Jeremy and his sweet heart
Remember what it felt like to be 18?  Life's adventure was just beginning. I found myself looking at my grandson's prom picture this weekend remembering those feelings, the excitement and anticipation of what was to come.  Would I do it all over again?  Would I make the same moves? The same mistakes?  Would I have the same fears? What do you think?

Then, there's the little brother. He's in the wings, four years younger, hanging out, killing time, looking bored with all the fuss around his big brother. But is it all just a front?  I bet he has his fantasies about what he'll wear to his prom -- he the fashionista of the family.  Don't let that casual dress fool you -- Each piece of clothing was carefully selected and coordinated.  It takes work.
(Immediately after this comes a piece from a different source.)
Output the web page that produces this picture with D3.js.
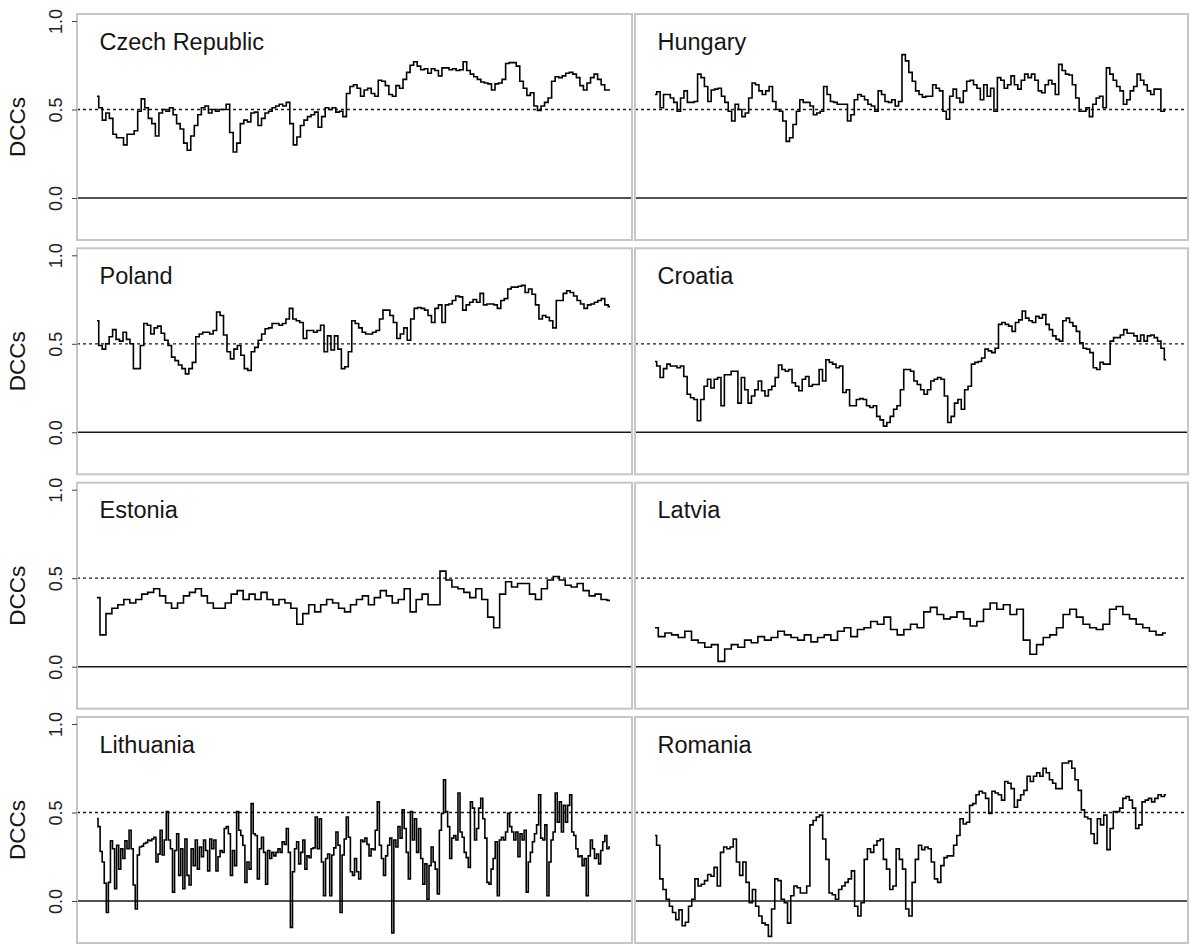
<!DOCTYPE html>
<html>
<head>
<meta charset="utf-8">
<script src="https://cdn.jsdelivr.net/npm/d3@7"></script>
<style>
  body { margin: 0; background: #fff; }
  svg { display: block; }
  text { font-family: "Liberation Sans", Arial, sans-serif; }
</style>
</head>
<body>
<svg id="chart" width="1192" height="945"></svg>
<script>
// Dynamic conditional correlations of each CEE market, in panel order
const countries = ["Czech Republic", "Hungary", "Poland", "Croatia", "Estonia", "Latvia", "Lithuania", "Romania"];

const czech = [.575,.51,.44,.48,.45,.36,.34,.34,.30,.36,.36,.38,.49,.56,.51,.45,.42,.35,.48,.50,.49,.51,.47,.42,.39,.31,.27,.35,.41,.47,.51,.52,.48,.50,.49,.50,.50,.53,.37,.26,.31,.42,.44,.43,.48,.485,.41,.45,.48,.49,.51,.52,.53,.52,.54,.42,.30,.345,.41,.44,.46,.47,.485,.40,.46,.51,.50,.51,.485,.49,.46,.59,.63,.64,.62,.575,.61,.62,.59,.575,.665,.66,.635,.585,.575,.635,.62,.67,.71,.75,.77,.745,.725,.73,.705,.73,.72,.69,.735,.735,.725,.73,.72,.725,.77,.72,.70,.685,.67,.655,.65,.645,.61,.645,.65,.67,.76,.765,.765,.745,.66,.62,.58,.595,.52,.495,.52,.54,.565,.66,.685,.68,.69,.705,.71,.70,.68,.635,.61,.65,.68,.70,.67,.64,.61,.61];

const hungary = [.585,.60,.51,.585,.585,.565,.54,.49,.565,.605,.54,.54,.545,.70,.68,.63,.545,.61,.615,.62,.575,.54,.49,.435,.53,.50,.46,.48,.565,.65,.64,.605,.585,.605,.63,.545,.50,.49,.435,.32,.34,.415,.49,.555,.54,.54,.52,.47,.48,.49,.63,.585,.545,.54,.53,.53,.53,.435,.47,.555,.585,.575,.555,.53,.52,.49,.605,.585,.545,.54,.555,.52,.545,.81,.775,.71,.66,.605,.585,.57,.575,.575,.64,.62,.605,.49,.445,.575,.615,.565,.54,.605,.66,.665,.64,.62,.555,.64,.575,.62,.49,.68,.665,.62,.64,.69,.64,.615,.665,.70,.68,.70,.665,.605,.595,.64,.665,.645,.585,.755,.72,.70,.695,.64,.565,.49,.49,.51,.46,.53,.565,.575,.51,.735,.70,.665,.63,.605,.53,.555,.605,.63,.70,.665,.64,.605,.585,.615,.615,.49,.50];

const poland = [.63,.49,.47,.50,.54,.58,.525,.515,.565,.525,.50,.36,.36,.49,.615,.605,.555,.59,.60,.56,.52,.49,.425,.405,.38,.36,.33,.36,.395,.54,.555,.565,.565,.555,.575,.68,.66,.55,.455,.415,.47,.49,.435,.36,.35,.455,.48,.52,.555,.585,.59,.615,.615,.605,.615,.64,.70,.64,.63,.62,.53,.575,.575,.565,.575,.605,.455,.545,.465,.545,.47,.36,.37,.455,.63,.615,.59,.565,.555,.555,.565,.575,.64,.69,.69,.66,.62,.53,.555,.59,.52,.64,.70,.705,.70,.69,.66,.62,.70,.72,.62,.72,.725,.745,.77,.765,.69,.72,.735,.75,.735,.785,.72,.725,.725,.72,.70,.745,.755,.81,.82,.82,.825,.83,.79,.81,.78,.72,.64,.66,.65,.63,.59,.745,.745,.785,.80,.79,.77,.745,.725,.70,.72,.725,.735,.745,.755,.72,.71];

const croatia = [.40,.375,.31,.36,.385,.375,.375,.365,.375,.315,.215,.195,.185,.065,.185,.26,.30,.25,.30,.31,.15,.325,.325,.345,.345,.165,.31,.24,.165,.205,.24,.29,.235,.205,.24,.26,.31,.38,.355,.345,.355,.28,.26,.235,.30,.315,.26,.27,.27,.355,.29,.41,.395,.385,.365,.375,.225,.24,.15,.15,.185,.19,.185,.15,.14,.15,.09,.07,.035,.055,.09,.13,.15,.24,.355,.355,.345,.29,.27,.24,.215,.24,.29,.30,.31,.30,.205,.055,.09,.165,.185,.13,.24,.26,.385,.395,.40,.42,.47,.46,.45,.475,.61,.62,.61,.60,.57,.62,.635,.685,.645,.63,.62,.655,.645,.665,.61,.58,.545,.525,.515,.63,.645,.62,.60,.57,.505,.475,.47,.45,.365,.355,.395,.385,.385,.515,.535,.535,.55,.58,.56,.56,.545,.515,.55,.515,.545,.55,.535,.515,.475,.41];

const estonia = [.39,.18,.30,.33,.35,.38,.36,.38,.41,.42,.44,.40,.36,.33,.36,.40,.42,.44,.40,.36,.33,.33,.36,.41,.43,.38,.41,.38,.42,.38,.35,.38,.36,.33,.24,.30,.35,.31,.35,.38,.36,.33,.31,.35,.38,.40,.35,.39,.43,.40,.36,.38,.44,.31,.38,.41,.35,.35,.54,.49,.45,.44,.42,.39,.44,.38,.28,.22,.41,.48,.45,.47,.47,.41,.38,.44,.49,.51,.49,.46,.45,.47,.43,.40,.41,.38,.375];

const latvia = [.22,.17,.19,.18,.165,.20,.15,.135,.11,.125,.03,.10,.125,.11,.15,.135,.17,.15,.165,.20,.18,.165,.15,.18,.14,.165,.18,.15,.20,.22,.17,.21,.22,.255,.24,.28,.21,.18,.21,.24,.22,.31,.335,.295,.27,.28,.31,.27,.23,.255,.325,.36,.325,.35,.295,.325,.15,.07,.125,.165,.18,.22,.295,.325,.28,.24,.22,.21,.24,.325,.34,.295,.27,.24,.22,.20,.18,.19];

const lithuania = [.466,.42,.28,.22,.10,-.065,.105,.34,.295,.07,.315,.18,.295,.24,.34,.295,.40,.295,.09,-.045,.26,.305,.31,.325,.33,.345,.34,.35,.36,.22,.265,.40,.26,.345,.505,.345,.295,.05,.285,.38,.145,.295,.07,.35,.145,.09,.295,.20,.345,.18,.305,.25,.345,.285,.17,.35,.295,.345,.17,.25,.285,.275,.41,.42,.38,.145,.285,.20,.505,.40,.37,.315,.105,.22,.18,.55,.38,.37,.125,.295,.36,.275,.095,.285,.24,.275,.255,.275,.295,.275,.335,.32,.41,.275,-.15,.165,.295,.335,.21,.275,.345,.18,.255,.245,.295,.30,.475,.295,.465,.22,.03,.24,.265,.03,.26,.30,.39,.315,-.065,.26,.35,.475,.36,.165,.145,.24,.165,.125,.345,.335,.355,.32,.255,.295,.29,.40,.56,.315,.24,.145,.255,.315,.355,-.18,.345,.305,.42,.355,.515,.41,.275,.125,.505,.345,.465,.275,.41,.24,.095,.21,.01,.20,.305,.22,.18,.04,.40,.495,.685,.505,.42,.24,.355,.37,.345,.61,.39,.36,.275,.245,.19,.56,.525,.345,.41,.525,.58,.465,.355,.105,.095,.18,.24,.335,.03,.345,.36,.345,.39,.495,.42,.39,.345,.39,.25,.38,.345,.40,.05,.22,.275,.335,.38,.43,.60,.355,.345,.43,.03,.22,.345,.39,.61,.445,.56,.39,.54,.445,.54,.60,.39,.37,.295,.25,.255,.20,.24,.03,.255,.345,.295,.24,.265,.21,.285,.335,.37,.295,.305];

const romania = [.37,.315,.125,.065,.01,-.03,-.065,-.105,-.05,-.14,-.12,-.03,.01,.125,.085,.095,.115,.15,.14,.19,.085,.275,.305,.295,.305,.35,.22,.145,.22,.105,-.01,.065,-.03,-.085,-.125,-.135,-.20,-.045,.125,.115,.01,-.01,-.125,.03,.085,.075,.045,.045,.085,.43,.455,.475,.485,.35,.235,.045,.035,.01,.065,.085,.105,.125,.17,-.03,-.085,-.01,.235,.295,.275,.315,.34,.35,.235,.18,.065,.085,.295,.235,.18,-.045,-.085,.105,.235,.315,.29,.305,.295,.22,.125,.105,.20,.245,.255,.255,.315,.37,.465,.435,.445,.54,.55,.60,.62,.61,.58,.495,.62,.61,.60,.57,.675,.665,.635,.53,.57,.60,.625,.705,.675,.705,.725,.705,.75,.725,.685,.665,.635,.635,.78,.78,.79,.75,.685,.625,.515,.475,.465,.38,.325,.465,.43,.485,.29,.41,.505,.505,.525,.58,.59,.57,.525,.41,.43,.56,.57,.58,.56,.58,.60,.59,.60];

const seriesList = [czech, hungary, poland, croatia, estonia, latvia, lithuania, romania];

// Axis ticks and reference levels
const yTicks = [0, 0.5, 1.0];
const yTickLabels = ["0.0", "0.5", "1.0"];
const yTitle = "DCCs";
const zeroLevel = 0;
const refLevel = 0.5;

// Panel grid geometry
const colBounds = [[77, 632], [635, 1188]];
const rowTops = [14, 248.3, 482.7, 717];
const panelH = 226;

const svg = d3.select("#chart");

countries.forEach((name, i) => {
  const row = Math.floor(i / 2), col = i % 2;
  const [x0, x1] = colBounds[col];
  const top = rowTops[row];
  const vals = seriesList[i];

  const x = d3.scaleLinear().domain([0, vals.length - 1]).range([x0 + 20, x1 - 22]);
  const y = d3.scaleLinear().domain([0, 1]).range([top + 184, top + 7]);

  const g = svg.append("g");

  // zero line
  g.append("line")
    .attr("x1", x0).attr("x2", x1)
    .attr("y1", y(zeroLevel)).attr("y2", y(zeroLevel))
    .attr("stroke", "#1a1a1a").attr("stroke-width", 1.6);

  // 0.5 reference
  g.append("line")
    .attr("x1", x0).attr("x2", x1)
    .attr("y1", y(refLevel)).attr("y2", y(refLevel))
    .attr("stroke", "#1a1a1a").attr("stroke-width", 1.3)
    .attr("stroke-dasharray", "3,3");

  // correlation path, drawn as steps
  const line = d3.line()
    .x((d, j) => x(j))
    .y(d => y(d))
    .curve(d3.curveStep);

  g.append("path")
    .datum(vals)
    .attr("d", line)
    .attr("fill", "none")
    .attr("stroke", "#000")
    .attr("stroke-width", 1.6)
    .attr("stroke-linejoin", "miter");

  // panel box
  g.append("rect")
    .attr("x", x0).attr("y", top)
    .attr("width", x1 - x0).attr("height", panelH)
    .attr("fill", "none")
    .attr("stroke", "#c6c6c6").attr("stroke-width", 2);

  // panel title
  g.append("text")
    .attr("x", x0 + 22.5).attr("y", top + 35.5)
    .attr("font-size", 23.5)
    .attr("fill", "#151515")
    .text(name);

  if (col === 0) {
    const ax = g.append("g")
      .attr("transform", `translate(${x0},0)`)
      .call(d3.axisLeft(y).tickValues(yTicks).tickSize(5)
        .tickFormat((d, k) => yTickLabels[k]));
    ax.select(".domain").remove();
    ax.selectAll(".tick line").attr("stroke", "#444");
    ax.selectAll(".tick text")
      .attr("transform", "rotate(-90)")
      .attr("x", 0).attr("y", -15).attr("dy", 0)
      .attr("text-anchor", "middle")
      .attr("font-size", 18)
      .attr("font-family", "\"Liberation Sans\", Arial, sans-serif")
      .attr("fill", "#222");

    g.append("text")
      .attr("transform", `translate(25,${top + panelH / 2}) rotate(-90)`)
      .attr("text-anchor", "middle")
      .attr("font-size", 22.5)
      .attr("fill", "#151515")
      .text(yTitle);
  }
});
</script>
</body>
</html>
The prom -- an American life milestone.  Whether you are rich or poor or in the middle somewhere, prom is a rite of passage. Where did I spend my senior prom night?  With my two best girl friends, robbing dad's liquor cabinet.  The house was empty so we drank in my the bedroom upstairs, playing cards and telling stories.  Yes, we refilled the gin bottle with water.  No, we didn't exactly get away with it.   I really thought my parents believed me when I told them that Diana was holding the toilet bowl because she had a sudden flu. How did I know that sweet vermouth on top of everything else could do that.  For the first time that I could remember, my parents didn't yell.  I didn't get grounded. Dad made pancakes in the morning.  We recovered and, despite the 70's, ended up as responsible grown-ups and now wrinkling, almost retired boomers.  Jeremy will do the same, only better with much more dignity and, with luck, fewer mistakes.

Wedding by the Bay

It rained the day before and the day after, but on May 10th the clouds parted, the sun sparkled on the Bay, and the breeze blew for Alison and Hamilton's wedding by the Chesapeake Bay.  There was much laughter as we learned how they met and many a teary eye as they shared their vows.  Alison is yin to Hamilton's yang.  We were so pleased that our dear friend Ed was able to walk his daughter down the aisle.